Guardé silencio, estaba alerta y pendiente de cada movimiento, Miguel se terminó su cigarro y yo mi cerveza. Me serví más. Miguel se veía con ganas de irse y yo le dije “¿no te provoca otro cigarro?”. Primero me miró y me dijo que no, pero antes siquiera de terminar se dio cuenta de la intención de mi pregunta y se empezó a reir. “Si quieres le hablo” y yo disimulé. “Si quieres un cigarro, sino no”. Lo vi tomar aire y girar, le tocó el hombro y nuevamente repitió el libreto, solo que al recibir el cigarro no se despidió sino le preguntó “¿cómo te llamas?”. La chica de la sonrisa le respondió “Pancracia” con tono ligeramente burlón y Miguel le preguntó por su amiga. “Yo soy Pancracia Uno y ella es Pancracia Dos” y se dispuso a cerrar la conversación y volver a su mesa con Pancracia Dos.
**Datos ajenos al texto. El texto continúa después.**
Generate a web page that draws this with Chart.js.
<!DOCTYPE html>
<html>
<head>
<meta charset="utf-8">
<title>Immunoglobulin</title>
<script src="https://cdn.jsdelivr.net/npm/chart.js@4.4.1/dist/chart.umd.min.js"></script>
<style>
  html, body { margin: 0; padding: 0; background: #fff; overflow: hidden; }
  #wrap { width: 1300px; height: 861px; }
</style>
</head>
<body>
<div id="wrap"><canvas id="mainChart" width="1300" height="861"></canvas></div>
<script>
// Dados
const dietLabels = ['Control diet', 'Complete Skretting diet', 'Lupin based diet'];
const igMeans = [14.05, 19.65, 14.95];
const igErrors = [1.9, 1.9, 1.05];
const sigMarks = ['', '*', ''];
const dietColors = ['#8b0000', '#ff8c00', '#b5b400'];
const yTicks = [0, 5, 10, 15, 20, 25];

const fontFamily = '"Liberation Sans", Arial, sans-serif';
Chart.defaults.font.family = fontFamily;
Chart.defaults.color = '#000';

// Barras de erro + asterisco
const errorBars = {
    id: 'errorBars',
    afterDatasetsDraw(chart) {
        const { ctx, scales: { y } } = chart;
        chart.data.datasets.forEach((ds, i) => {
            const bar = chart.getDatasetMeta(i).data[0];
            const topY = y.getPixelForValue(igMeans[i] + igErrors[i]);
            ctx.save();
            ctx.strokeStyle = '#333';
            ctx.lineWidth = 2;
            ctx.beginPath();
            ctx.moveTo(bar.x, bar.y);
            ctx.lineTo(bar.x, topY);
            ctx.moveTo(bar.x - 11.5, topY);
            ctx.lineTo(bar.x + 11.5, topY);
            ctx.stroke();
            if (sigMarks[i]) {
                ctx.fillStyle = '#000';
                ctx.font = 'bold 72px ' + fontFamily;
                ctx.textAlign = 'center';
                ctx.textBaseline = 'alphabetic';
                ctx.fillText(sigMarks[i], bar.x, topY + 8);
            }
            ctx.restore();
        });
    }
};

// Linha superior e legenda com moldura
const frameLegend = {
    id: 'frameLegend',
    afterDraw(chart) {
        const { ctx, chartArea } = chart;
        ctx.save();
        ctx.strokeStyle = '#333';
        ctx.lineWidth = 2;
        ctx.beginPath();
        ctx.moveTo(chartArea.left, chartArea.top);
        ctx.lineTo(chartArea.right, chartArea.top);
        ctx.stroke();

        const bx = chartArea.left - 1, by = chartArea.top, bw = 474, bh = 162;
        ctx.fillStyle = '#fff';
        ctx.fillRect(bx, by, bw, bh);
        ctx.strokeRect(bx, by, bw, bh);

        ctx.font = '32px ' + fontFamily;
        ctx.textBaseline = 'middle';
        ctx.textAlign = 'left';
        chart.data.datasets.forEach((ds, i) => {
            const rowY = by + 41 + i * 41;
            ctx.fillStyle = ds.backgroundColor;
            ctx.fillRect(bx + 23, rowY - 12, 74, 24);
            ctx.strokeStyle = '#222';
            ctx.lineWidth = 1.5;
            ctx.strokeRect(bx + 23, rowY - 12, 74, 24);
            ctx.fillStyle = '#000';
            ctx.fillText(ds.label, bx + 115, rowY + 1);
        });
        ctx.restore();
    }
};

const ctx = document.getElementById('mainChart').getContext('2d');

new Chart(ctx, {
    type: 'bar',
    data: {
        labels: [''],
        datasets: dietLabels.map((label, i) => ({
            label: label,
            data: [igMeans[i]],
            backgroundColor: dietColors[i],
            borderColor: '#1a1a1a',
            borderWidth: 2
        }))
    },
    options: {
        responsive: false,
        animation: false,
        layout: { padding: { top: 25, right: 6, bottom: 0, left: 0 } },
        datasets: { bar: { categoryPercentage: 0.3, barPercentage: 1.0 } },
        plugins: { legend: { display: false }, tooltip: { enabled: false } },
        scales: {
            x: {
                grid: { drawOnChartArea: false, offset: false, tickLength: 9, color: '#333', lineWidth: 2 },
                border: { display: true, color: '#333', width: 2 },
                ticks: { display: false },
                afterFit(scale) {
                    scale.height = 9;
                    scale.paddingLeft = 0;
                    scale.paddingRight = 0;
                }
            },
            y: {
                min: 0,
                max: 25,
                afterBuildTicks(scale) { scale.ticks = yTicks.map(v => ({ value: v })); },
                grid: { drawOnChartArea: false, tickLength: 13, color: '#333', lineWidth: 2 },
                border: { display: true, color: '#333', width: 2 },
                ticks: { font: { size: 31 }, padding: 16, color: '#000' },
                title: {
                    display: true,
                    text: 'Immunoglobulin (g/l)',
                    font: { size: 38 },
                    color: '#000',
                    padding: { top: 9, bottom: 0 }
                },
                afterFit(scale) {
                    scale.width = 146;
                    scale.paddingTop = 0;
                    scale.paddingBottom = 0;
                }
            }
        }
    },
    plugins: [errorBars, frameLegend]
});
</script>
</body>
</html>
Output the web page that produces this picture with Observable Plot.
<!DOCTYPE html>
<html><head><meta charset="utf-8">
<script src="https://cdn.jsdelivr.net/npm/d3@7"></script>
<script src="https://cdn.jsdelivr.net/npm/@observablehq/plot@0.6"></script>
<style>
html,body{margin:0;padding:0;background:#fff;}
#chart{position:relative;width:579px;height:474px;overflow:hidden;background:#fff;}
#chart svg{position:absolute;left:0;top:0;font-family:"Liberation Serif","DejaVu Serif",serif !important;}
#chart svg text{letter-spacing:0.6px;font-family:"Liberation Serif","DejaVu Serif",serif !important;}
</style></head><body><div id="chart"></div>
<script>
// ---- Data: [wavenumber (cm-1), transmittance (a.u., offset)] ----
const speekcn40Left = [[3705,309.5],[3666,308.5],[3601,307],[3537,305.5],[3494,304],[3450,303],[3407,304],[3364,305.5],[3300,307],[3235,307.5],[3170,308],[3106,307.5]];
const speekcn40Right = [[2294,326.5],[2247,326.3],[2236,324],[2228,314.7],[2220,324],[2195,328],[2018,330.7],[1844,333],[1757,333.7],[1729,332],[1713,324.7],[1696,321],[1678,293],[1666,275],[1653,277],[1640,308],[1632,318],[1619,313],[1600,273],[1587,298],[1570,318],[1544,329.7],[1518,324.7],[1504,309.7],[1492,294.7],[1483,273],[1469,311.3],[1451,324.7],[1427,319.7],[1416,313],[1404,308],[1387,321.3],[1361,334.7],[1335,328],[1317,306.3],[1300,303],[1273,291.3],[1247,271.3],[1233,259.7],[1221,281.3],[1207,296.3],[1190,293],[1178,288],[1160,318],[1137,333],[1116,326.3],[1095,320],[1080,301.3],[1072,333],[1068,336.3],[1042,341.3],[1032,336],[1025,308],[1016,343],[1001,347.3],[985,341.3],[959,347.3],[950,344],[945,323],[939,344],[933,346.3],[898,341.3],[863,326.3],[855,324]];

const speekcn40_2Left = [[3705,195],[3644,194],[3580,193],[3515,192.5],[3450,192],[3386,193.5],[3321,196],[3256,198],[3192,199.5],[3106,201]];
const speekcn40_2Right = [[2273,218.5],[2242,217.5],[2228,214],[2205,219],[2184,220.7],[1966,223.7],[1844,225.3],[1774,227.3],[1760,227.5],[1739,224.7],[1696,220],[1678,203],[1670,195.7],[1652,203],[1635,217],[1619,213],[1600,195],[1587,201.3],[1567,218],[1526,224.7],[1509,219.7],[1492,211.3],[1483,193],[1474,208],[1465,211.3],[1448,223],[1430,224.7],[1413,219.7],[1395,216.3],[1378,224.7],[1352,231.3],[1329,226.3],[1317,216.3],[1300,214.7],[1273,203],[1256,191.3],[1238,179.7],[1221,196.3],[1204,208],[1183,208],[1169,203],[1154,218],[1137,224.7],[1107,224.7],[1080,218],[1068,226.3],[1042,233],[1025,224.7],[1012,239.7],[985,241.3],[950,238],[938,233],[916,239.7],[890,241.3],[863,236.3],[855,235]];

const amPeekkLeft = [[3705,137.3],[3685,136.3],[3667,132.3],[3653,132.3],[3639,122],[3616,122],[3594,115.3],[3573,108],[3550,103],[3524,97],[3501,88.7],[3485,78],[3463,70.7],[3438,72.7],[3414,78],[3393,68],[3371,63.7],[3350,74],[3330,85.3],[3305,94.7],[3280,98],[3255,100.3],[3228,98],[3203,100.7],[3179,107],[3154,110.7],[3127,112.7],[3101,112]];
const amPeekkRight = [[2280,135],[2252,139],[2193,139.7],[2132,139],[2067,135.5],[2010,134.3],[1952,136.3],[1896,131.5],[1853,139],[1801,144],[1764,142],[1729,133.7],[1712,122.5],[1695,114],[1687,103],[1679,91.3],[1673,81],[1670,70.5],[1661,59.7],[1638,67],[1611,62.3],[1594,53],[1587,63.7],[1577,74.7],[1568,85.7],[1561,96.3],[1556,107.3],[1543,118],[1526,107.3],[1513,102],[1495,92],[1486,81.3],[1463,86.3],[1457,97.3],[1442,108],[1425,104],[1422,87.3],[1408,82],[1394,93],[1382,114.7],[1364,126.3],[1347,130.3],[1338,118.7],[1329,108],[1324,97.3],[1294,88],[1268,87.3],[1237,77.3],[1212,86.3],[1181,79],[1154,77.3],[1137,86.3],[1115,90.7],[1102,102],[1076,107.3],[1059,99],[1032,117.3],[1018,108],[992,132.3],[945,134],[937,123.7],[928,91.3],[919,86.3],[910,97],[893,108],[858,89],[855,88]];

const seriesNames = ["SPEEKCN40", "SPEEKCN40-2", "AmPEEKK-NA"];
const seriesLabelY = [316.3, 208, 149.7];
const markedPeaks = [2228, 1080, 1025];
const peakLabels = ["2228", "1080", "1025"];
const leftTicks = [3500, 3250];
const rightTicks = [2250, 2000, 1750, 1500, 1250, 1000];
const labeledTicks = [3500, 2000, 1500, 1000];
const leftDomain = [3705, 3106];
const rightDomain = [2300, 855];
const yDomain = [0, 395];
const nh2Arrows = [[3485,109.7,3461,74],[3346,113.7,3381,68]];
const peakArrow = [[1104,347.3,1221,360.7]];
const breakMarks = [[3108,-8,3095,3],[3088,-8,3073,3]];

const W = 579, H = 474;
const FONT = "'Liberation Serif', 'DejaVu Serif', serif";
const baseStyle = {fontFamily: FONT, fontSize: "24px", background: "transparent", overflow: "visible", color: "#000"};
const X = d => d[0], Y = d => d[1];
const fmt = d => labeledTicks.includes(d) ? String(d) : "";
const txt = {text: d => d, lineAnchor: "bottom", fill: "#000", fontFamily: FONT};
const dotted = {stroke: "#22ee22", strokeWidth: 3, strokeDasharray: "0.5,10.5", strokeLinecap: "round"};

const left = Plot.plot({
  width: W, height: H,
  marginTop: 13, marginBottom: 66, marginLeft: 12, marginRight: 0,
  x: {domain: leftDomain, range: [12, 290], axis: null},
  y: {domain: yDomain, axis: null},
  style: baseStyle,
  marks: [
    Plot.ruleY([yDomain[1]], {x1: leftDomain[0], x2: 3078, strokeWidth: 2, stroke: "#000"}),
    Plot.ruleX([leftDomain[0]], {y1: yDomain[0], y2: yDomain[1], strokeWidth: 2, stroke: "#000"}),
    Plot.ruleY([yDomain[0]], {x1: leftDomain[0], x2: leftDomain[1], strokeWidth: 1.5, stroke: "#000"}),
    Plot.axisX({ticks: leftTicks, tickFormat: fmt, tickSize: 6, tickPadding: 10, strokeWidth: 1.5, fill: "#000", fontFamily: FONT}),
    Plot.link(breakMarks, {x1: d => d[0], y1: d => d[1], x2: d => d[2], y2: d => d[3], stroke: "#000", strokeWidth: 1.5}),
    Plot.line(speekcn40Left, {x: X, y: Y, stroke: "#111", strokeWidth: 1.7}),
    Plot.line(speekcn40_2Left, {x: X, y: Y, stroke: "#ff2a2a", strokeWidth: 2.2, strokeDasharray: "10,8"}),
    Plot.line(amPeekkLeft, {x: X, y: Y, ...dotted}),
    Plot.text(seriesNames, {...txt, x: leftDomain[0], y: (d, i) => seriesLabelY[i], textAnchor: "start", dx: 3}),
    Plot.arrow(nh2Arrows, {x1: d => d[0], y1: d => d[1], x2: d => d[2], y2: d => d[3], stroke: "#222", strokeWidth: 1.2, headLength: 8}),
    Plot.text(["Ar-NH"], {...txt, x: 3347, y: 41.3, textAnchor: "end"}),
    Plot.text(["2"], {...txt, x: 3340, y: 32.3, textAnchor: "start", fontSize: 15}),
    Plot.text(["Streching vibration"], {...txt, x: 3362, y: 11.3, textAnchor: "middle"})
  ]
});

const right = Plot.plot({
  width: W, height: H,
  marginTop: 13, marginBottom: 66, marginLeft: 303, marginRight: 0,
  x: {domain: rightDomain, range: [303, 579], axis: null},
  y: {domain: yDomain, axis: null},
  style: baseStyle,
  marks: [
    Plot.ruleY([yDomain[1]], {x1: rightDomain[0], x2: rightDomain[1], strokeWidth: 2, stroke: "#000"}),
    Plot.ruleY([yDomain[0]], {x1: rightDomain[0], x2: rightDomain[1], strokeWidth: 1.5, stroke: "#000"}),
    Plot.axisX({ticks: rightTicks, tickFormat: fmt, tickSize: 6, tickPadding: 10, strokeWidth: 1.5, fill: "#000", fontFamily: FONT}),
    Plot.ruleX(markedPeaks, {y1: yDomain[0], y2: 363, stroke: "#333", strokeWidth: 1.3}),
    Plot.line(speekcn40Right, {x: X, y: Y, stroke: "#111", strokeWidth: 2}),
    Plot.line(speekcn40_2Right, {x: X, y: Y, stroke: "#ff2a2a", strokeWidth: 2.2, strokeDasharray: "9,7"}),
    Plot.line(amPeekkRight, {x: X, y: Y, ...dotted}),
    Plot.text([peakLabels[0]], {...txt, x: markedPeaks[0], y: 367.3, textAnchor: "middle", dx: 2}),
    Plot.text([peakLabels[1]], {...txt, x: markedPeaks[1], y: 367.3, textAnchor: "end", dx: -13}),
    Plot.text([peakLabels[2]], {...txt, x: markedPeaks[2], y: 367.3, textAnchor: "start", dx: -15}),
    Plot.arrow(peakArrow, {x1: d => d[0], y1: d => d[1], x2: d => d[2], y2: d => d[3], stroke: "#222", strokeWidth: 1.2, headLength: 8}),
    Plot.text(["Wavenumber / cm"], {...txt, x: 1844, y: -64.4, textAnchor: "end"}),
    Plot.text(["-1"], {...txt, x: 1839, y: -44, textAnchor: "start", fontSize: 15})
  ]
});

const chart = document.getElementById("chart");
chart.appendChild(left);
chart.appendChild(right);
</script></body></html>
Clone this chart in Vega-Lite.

No lo podía permitir, tomé impulso, valor, determinación y mi banquito y me senté directamente en su mesa, entre las dos Pancracias, diciéndole al oído “está un poco loco, si no le haces mucho caso no te va a molestar más”. Ella me miró como diciendo “¿y tú?” pero supongo que el atrevimiento fue divertido y luego de un salpicón de malas bromas, nos permitieron sentarnos y compartir una cerveza.

De ahí en más la noche fue muy extraña. La chica de la sonrisa solo sabía decir cosas que debería decir yo. “¿Puedes dejar de hacer eso?” le increpé sonriendo, pues no puedo hablarte de mí si todo lo que me gusta es lo mismo que te gusta a ti. Libros, música, ideas, todo lo que puede definirme lo decía ella primero. “¿Puedes dejar de hacer eso?”. Ya sonaba a nuevo libreto de conquista. Mientras tanto, Pancracia Dos nos juraba haber soñado este momento y le repetía a su amiga que debía darme su teléfono pues ella sabía que conmigo podía encontrar mucho de lo que buscaba y quien sabe… “¿Puedes dejar de hacer eso?”. Debo reconocer que costó mucho pero finalmente me dio su número y desde ahí el alud empezó a caer, la avalancha de locura, amor y lucha se desató con toda su furia. En mi corazón, nunca más nos separamos. Me tomó un tiempo que eso se haga realidad y sea permanente, me costó mucho contra que luchar, mucho por que luchar y mucho en cómo luchar pero lo logré. No, sigo luchando y ella lo sabe. “¿Puedes dejar de hacer eso?” JAMÁS!

Momentos diferentes en la vida de cada uno que marcaron mucho de ese 29 de abril en que te conocí. Supimos de inmediato que eso estaba pasando por algo. Tú tenías una vida difícil producto de un amor/desamor complicado y yo solo quería ser tu príncipe sin reino para hacerte reina de nada y construir juntos el palacio. La verdad es que ya vivías en uno enorme y lujoso pero no te dejaban tener la llave y eso no podía permitirte ser feliz. Trepé las peligrosas paredes, me arriesgué ante más de una fiera, pero finalmente, con aciertos y errores, preferiste a tu príncipe de nada y te fuiste conmigo.

Un día, cuando ya eras mía y aun con dificultades íbamos cimentando algo, fui nuevamente fulminado pero esta vez por una idea: “YO TENGO QUE CASARME CON ESA SONRISA”. Los detalles de cómo pasó todo merecen un capítulo aparte, pero dijiste que sí. Hoy eres mi esposa.

Esa noche que jamás olvidaré puedo afirmar que “encontré el amor de mi vida” y lo supe de inmediato, porque solo el amor de mi vida es capaz de aparecer, sonreir y al instante hacerme tocar el cielo.

En la vida hay muchas formas de tocar el cielo, recientemente recopilé tres de ellas que me vinieron a la mente y sentí vitales para mí. Estoy seguro que tengo más y que vendrán muchas más así que las esperaré y retomaremos el tema seguramente pronto, por ahora lo cerramos. Cuando venga mi primer hijo por ejemplo, conversamos.